Particolare non secondario, in questa visione il popolo non era inteso come un’entità provvista di una propria fisionomia definita, caratterizzato da abitudini, convinzioni e modi di vita consolidati, ma come un’entità da costruire, aggregandovi una maggioranza di individui contraddistinti dalla voglia di ribellarsi contro le ingiustizie subite, nella convinzione che i colpiti dalle politiche neoliberali fossero più numerosi di quanti si riconoscevano elettoralmente nella sinistra. Di conseguenza, l’obiettivo primario che il populismo di sinistra doveva porsi era trasformare la competizione con il populismo di destra in asse centrale del conflitto politico, riconoscendo che molte delle domande articolate dalla controparte «sono domande democratiche, cui bisogna fornire una risposta progressista» e rifiutando la «soluzione fin troppo comoda» di «classificare i partiti populisti di destra come “di estrema destra” o “neofascisti”, e attribuire il loro appeal alla mancanza di cultura di chi li sostiene», come invece fa l’élite intellettuale socialdemocratica, perseguendo una «strategia di demonizzazione dei “nemici” del consenso bipartisan (che) può apparire di conforto sul piano morale, ma è politicamente castrante». Seguendo questa impostazione, il populismo di sinistra avrebbe dovuto «provare a fornire un lessico differente per orientare quelle domande verso obiettivi più egualitari» e convertire gli elettori di Marine Le Pen, Jörg Haider o Matteo Salvini, che si erano «sentiti lasciati indietro» e desideravano un riconoscimento delle loro ragioni, in compagni di strada del progetto progressista.

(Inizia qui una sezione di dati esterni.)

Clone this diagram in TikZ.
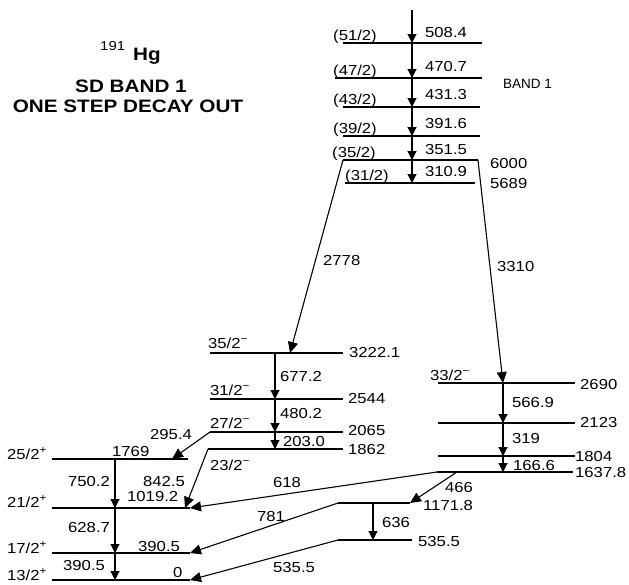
\documentclass[tikz,border=0pt]{standalone}
\usepackage{fontspec}
\setmainfont{Liberation Sans}[FakeStretch=1.15]
\usetikzlibrary{arrows.meta}
\newcommand{\drawlevel}[4]{% name, y, left x, right x
  \coordinate (#1-l) at (#3,#2);
  \coordinate (#1-r) at (#4,#2);
  \draw[lvl] (#1-l) -- (#1-r);}

\begin{document}
\begin{tikzpicture}[x=1pt, y=-1pt,
    every node/.style={font=\fontsize{14.5}{15}\selectfont, inner sep=0pt, anchor=base west},
    lvl/.style={line width=1.4pt},
    gam/.style={line width=1.1pt, -{Triangle[length=9pt,width=9pt]}},
    trn/.style={line width=1.1pt, -{Triangle[length=11pt,width=10pt]}},
    ttl/.style={font=\fontsize{18}{18}\selectfont\bfseries, anchor=center}]
\useasboundingbox (0,0) rectangle (629,584);

% title
\node[font=\fontsize{13}{13}\selectfont] (massno) at (100,50) {191};
\node[font=\fontsize{18}{18}\selectfont\bfseries] (hg) at (133,60) {Hg};
\node[ttl] (sdtitle) at (131,86) {SD BAND 1};
\node[ttl] (decaytitle) at (128,106) {ONE STEP DECAY OUT};
\node[font=\fontsize{13.5}{14}\selectfont\addfontfeature{FakeStretch=1.0}] (bandname) at (503,88) {BAND 1};

% superdeformed band
\drawlevel{sd51}{43}{343}{482}
\drawlevel{sd47}{78}{335}{482}
\drawlevel{sd43}{107}{343}{480}
\drawlevel{sd39}{136}{343}{480}
\drawlevel{sd35}{160}{343}{478}
\drawlevel{sd31}{183}{345}{475}
\coordinate (sdtop) at (412,10);
\draw[gam] (sdtop) -- (sdtop |- sd51-l);
\draw[gam] (sdtop |- sd51-l) -- (sdtop |- sd47-l);
\draw[gam] (sdtop |- sd47-l) -- (sdtop |- sd43-l);
\draw[gam] (sdtop |- sd43-l) -- (sdtop |- sd39-l);
\draw[gam] (sdtop |- sd39-l) -- (sdtop |- sd35-l);
\draw[gam] (sdtop |- sd35-l) -- (sdtop |- sd31-l);
\node (j51) at (333,40) {(51/2)};
\node (j47) at (333,75) {(47/2)};
\node (j43) at (333,104) {(43/2)};
\node (j39) at (333,133) {(39/2)};
\node (j35) at (332,157) {(35/2)};
\node (j31) at (345,180) {(31/2)};
\node (g508) at (425,37) {508.4};
\node (g471) at (425,71) {470.7};
\node (g431) at (425,99) {431.3};
\node (g392) at (425,128) {391.6};
\node (g352) at (425,154) {351.5};
\node (g311) at (425,176) {310.9};
\node (en6000) at (490,168) {6000};
\node (en5689) at (490,188) {5689};

% negative parity band (middle)
\drawlevel{e3222}{353}{210}{343}
\drawlevel{e2544}{399}{210}{343}
\drawlevel{e2065}{432}{210}{343}
\drawlevel{e1862}{449}{208}{343}
\coordinate (midtop) at (275,353);
\draw[gam] (midtop) -- (midtop |- e2544-l);
\draw[gam] (midtop |- e2544-l) -- (midtop |- e2065-l);
\draw[gam] (midtop |- e2065-l) -- (midtop |- e1862-l);
\node (j35m) at (208,348) {35/2\textsuperscript{−}};
\node (j31m) at (210,395) {31/2\textsuperscript{−}};
\node (j27m) at (210,428) {27/2\textsuperscript{−}};
\node (j23m) at (210,470) {23/2\textsuperscript{−}};
\node (g677) at (280,381) {677.2};
\node (g480) at (280,418) {480.2};
\node (g203) at (283,446) {203.0};
\node (en3222) at (349,357) {3222.1};
\node (en2544) at (348,403) {2544};
\node (en2065) at (348,435) {2065};
\node (en1862) at (348,454) {1862};

% negative parity band (right)
\drawlevel{e2690}{383}{438}{575}
\drawlevel{e2123}{423}{438}{575}
\drawlevel{e1804}{456}{438}{575}
\drawlevel{e1638}{472}{437}{573}
\coordinate (rtop) at (503,383);
\draw[gam] (rtop) -- (rtop |- e2123-l);
\draw[gam] (rtop |- e2123-l) -- (rtop |- e1804-l);
\draw[gam] (rtop |- e1804-l) -- (rtop |- e1638-l);
\node (j33m) at (430,380) {33/2\textsuperscript{−}};
\node (g567) at (512,407) {566.9};
\node (g319) at (512,443) {319};
\node (g167) at (513,470) {166.6};
\node (en2690) at (580,389) {2690};
\node (en2123) at (580,427) {2123};
\node (en1804) at (575,461) {1804};
\node (en1638) at (575,477) {1637.8};

% intermediate levels
\drawlevel{e1172}{503}{338}{410}
\drawlevel{e536}{540}{338}{412}
\coordinate (e1172a) at (373,503);
\draw[gam] (e1172a) -- (e1172a |- e536-l);
\node (g636) at (382,527) {636};
\node (en1172) at (423,510) {1171.8};
\node (en536) at (418,546) {535.5};

% positive parity band (left)
\drawlevel{e1769}{459}{52}{188}
\drawlevel{e1019}{508}{52}{190}
\drawlevel{e390}{553}{52}{190}
\drawlevel{e0}{580}{52}{190}
\coordinate (ltop) at (115,459);
\draw[gam] (ltop) -- (ltop |- e1019-l);
\draw[gam] (ltop |- e1019-l) -- (ltop |- e390-l);
\draw[gam] (ltop |- e390-l) -- (ltop |- e0-l);
\node (j25p) at (7,459) {25/2\textsuperscript{+}};
\node (j21p) at (7,507) {21/2\textsuperscript{+}};
\node (j17p) at (7,553) {17/2\textsuperscript{+}};
\node (j13p) at (7,580) {13/2\textsuperscript{+}};
\node (g750) at (68,486) {750.2};
\node (g629) at (68,532) {628.7};
\node (g391) at (63,570) {390.5};
\node (en1769) at (112,456) {1769};
\node (en1019) at (127,501) {1019.2};
\node (en390) at (138,551) {390.5};
\node (en0) at (173,577) {0};

% decay-out and linking transitions
\coordinate (in3222) at (290,353);
\coordinate (in1769) at (172,459);
\coordinate (in1019) at (185,508);
\coordinate (out1638) at (457,472);
\draw[trn] (sd35-l) -- (in3222);
\draw[trn] (sd35-r) -- (rtop);
\draw[trn] (e2065-l) -- (in1769);
\draw[trn] (e1862-l) -- (in1019);
\draw[trn] (e1638-l) -- (e1019-r);
\draw[trn] (out1638) -- (e1172-r);
\draw[trn] (e1172-l) -- (e390-r);
\draw[trn] (e536-l) -- (e0-r);
\node (g2778) at (323,265) {2778};
\node (g3310) at (497,271) {3310};
\node (g295) at (150,439) {295.4};
\node (g843) at (143,486) {842.5};
\node (g618) at (273,487) {618};
\node (g466) at (445,492) {466};
\node (g781) at (257,521) {781};
\node (g536) at (273,572) {535.5};
\end{tikzpicture}
\end{document}
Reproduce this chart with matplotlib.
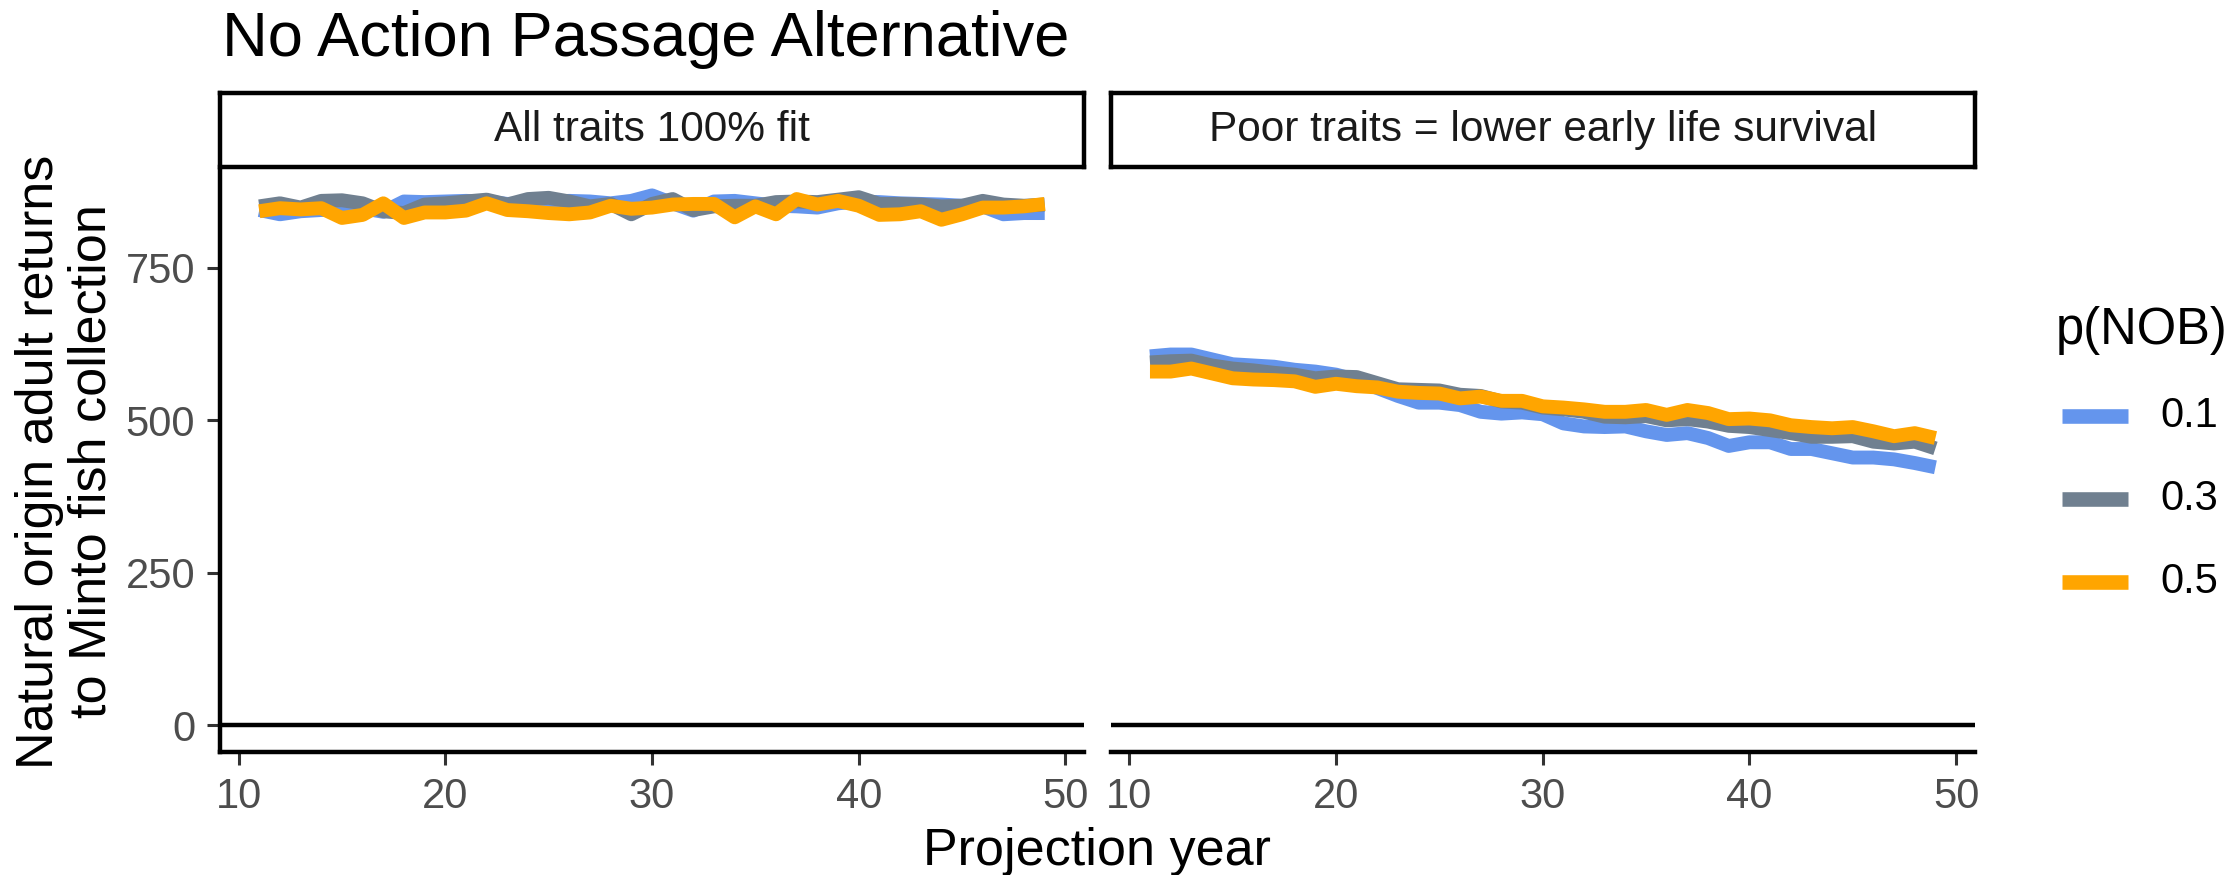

Scrivendo quelle parole, Mouffe si aspettava di essere ascoltata da Jeremy Corbyn, Jean-Luc Mélenchon, Iglesias e di fornire un viatico ai loro futuri successi. A distanza di meno di tre anni, le sue attese appaiono vane. Delle frustrate ambizioni elettorali di Iglesias si è detto. Di Corbyn è noto l’analoga parabola. Mélenchon galleggia nei sondaggi su cifre che a stento avvicinano il 10 per cento. Tsipras è stato rispedito all’opposizione. La corrente populista di Die Linke, Aufstehen, ha dovuto chiudere i battenti sotto minaccia di espulsione, e sorte analoga hanno avuto gli esponenti più genuinamente populisti de La France Insoumise, Georges Kuzmanovic e Andréa Kotarac, e di Podemos, Íñigo Errejón.

Alla radice di questa débâcle c’è certamente l’incapacità dei leader citati di far proprio fino in fondo il messaggio di cui si erano affermati portatori e di resistere al richiamo delle origini in una sinistra radicale che non riesce a emanciparsi dai vecchi retaggi ideologici, ma anche la fragilità di un approccio che, rifiutando di riconoscere nel popolo un referente empirico e derubricandolo a mera «costruzione discorsiva», ne ha misconosciuto i caratteri di fondo. Le identità dei popoli si trasformano, certo, nel corso del tempo, ma sono il prodotto del coagularsi di processi lunghi e profondi. La pretesa dei populisti di sinistra di rimodellarle dall’oggi al domani attraverso la trasfusione di precetti del politicamente corretto che avrebbero dovuto trasformare la diffidenza verso gli immigrati in apertura alla loro accoglienza e suscitare fra gli elettori dei partiti populisti di destra sensibilità verso le istanze Lgbt, si è scontrata duramente con la realtà. E ha mostrato insufficienze probabilmente irrimediabili.